─── Material

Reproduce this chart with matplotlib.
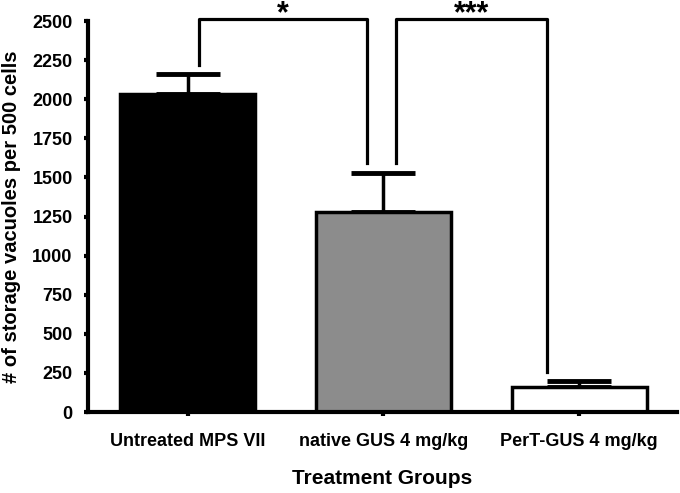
import matplotlib
matplotlib.use('agg')
import matplotlib.pyplot as plt
import numpy as np

groups = ['Untreated MPS VII', 'native GUS 4 mg/kg', 'PerT-GUS 4 mg/kg']
means = [2035, 1278, 160]
err_up = [125, 248, 38]
bar_colors = ['#000000', '#8c8c8c', '#ffffff']

plt.rcParams['font.family'] = ['Liberation Sans', 'DejaVu Sans']
plt.rcParams['font.weight'] = 'bold'

fig = plt.figure(figsize=(6.8, 4.93), dpi=100)
ax = fig.add_axes([0.1294, 0.1643, 0.8662, 0.7931])

x = np.arange(len(groups))
ax.bar(x, means, width=0.69, color=bar_colors, edgecolor='black', linewidth=2.5, zorder=2)
ax.errorbar(x, means, yerr=[[0, 0, 0], err_up], fmt='none', ecolor='black',
            elinewidth=2.5, capsize=23, capthick=3.5, zorder=1)

# significance brackets
lw = 2.3
ax.plot([0.056, 0.056, 0.918, 0.918], [2220, 2513, 2513, 1590], color='black', lw=lw, clip_on=False)
ax.plot([1.066, 1.066, 1.837, 1.837], [1590, 2513, 2513, 255], color='black', lw=lw, clip_on=False)
ax.text(0.485, 2490, '*', ha='center', va='baseline', fontsize=22, fontweight='bold', clip_on=False)
ax.text(1.45, 2490, '***', ha='center', va='baseline', fontsize=22, fontweight='bold', clip_on=False)

ax.set_xlim(-0.51, 2.5)
ax.set_ylim(0, 2500)
ax.set_yticks(np.arange(0, 2501, 250))
ax.set_xticks(x)
ax.set_xticklabels(groups)

for s in ['top', 'right']:
    ax.spines[s].set_visible(False)
for s in ['left', 'bottom']:
    ax.spines[s].set_linewidth(3)

ax.tick_params(axis='y', direction='out', length=3, width=3, labelsize=13, pad=8)
ax.tick_params(axis='x', direction='out', length=3, width=3, labelsize=13, pad=12)
for lab in ax.get_xticklabels() + ax.get_yticklabels():
    lab.set_fontweight('bold')

ax.set_ylabel('# of storage vacuoles per 500 cells', fontsize=14.5, fontweight='bold', labelpad=8)
ax.set_xlabel('Treatment Groups', fontsize=15, fontweight='bold', labelpad=14)

plt.savefig('out.png', dpi=100)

──────

What to produce -> Write out exactly the lines between the start of the data and the line with "elinewidth=2.5, capsize=23, capthick=3.5, zorder=1)", including both, but none of the pictures.

Result ->
Reproduce this chart with matplotlib.
import matplotlib
matplotlib.use('agg')
import matplotlib.pyplot as plt
import numpy as np

groups = ['Untreated MPS VII', 'native GUS 4 mg/kg', 'PerT-GUS 4 mg/kg']
means = [2035, 1278, 160]
err_up = [125, 248, 38]
bar_colors = ['#000000', '#8c8c8c', '#ffffff']

plt.rcParams['font.family'] = ['Liberation Sans', 'DejaVu Sans']
plt.rcParams['font.weight'] = 'bold'

fig = plt.figure(figsize=(6.8, 4.93), dpi=100)
ax = fig.add_axes([0.1294, 0.1643, 0.8662, 0.7931])

x = np.arange(len(groups))
ax.bar(x, means, width=0.69, color=bar_colors, edgecolor='black', linewidth=2.5, zorder=2)
ax.errorbar(x, means, yerr=[[0, 0, 0], err_up], fmt='none', ecolor='black',
            elinewidth=2.5, capsize=23, capthick=3.5, zorder=1)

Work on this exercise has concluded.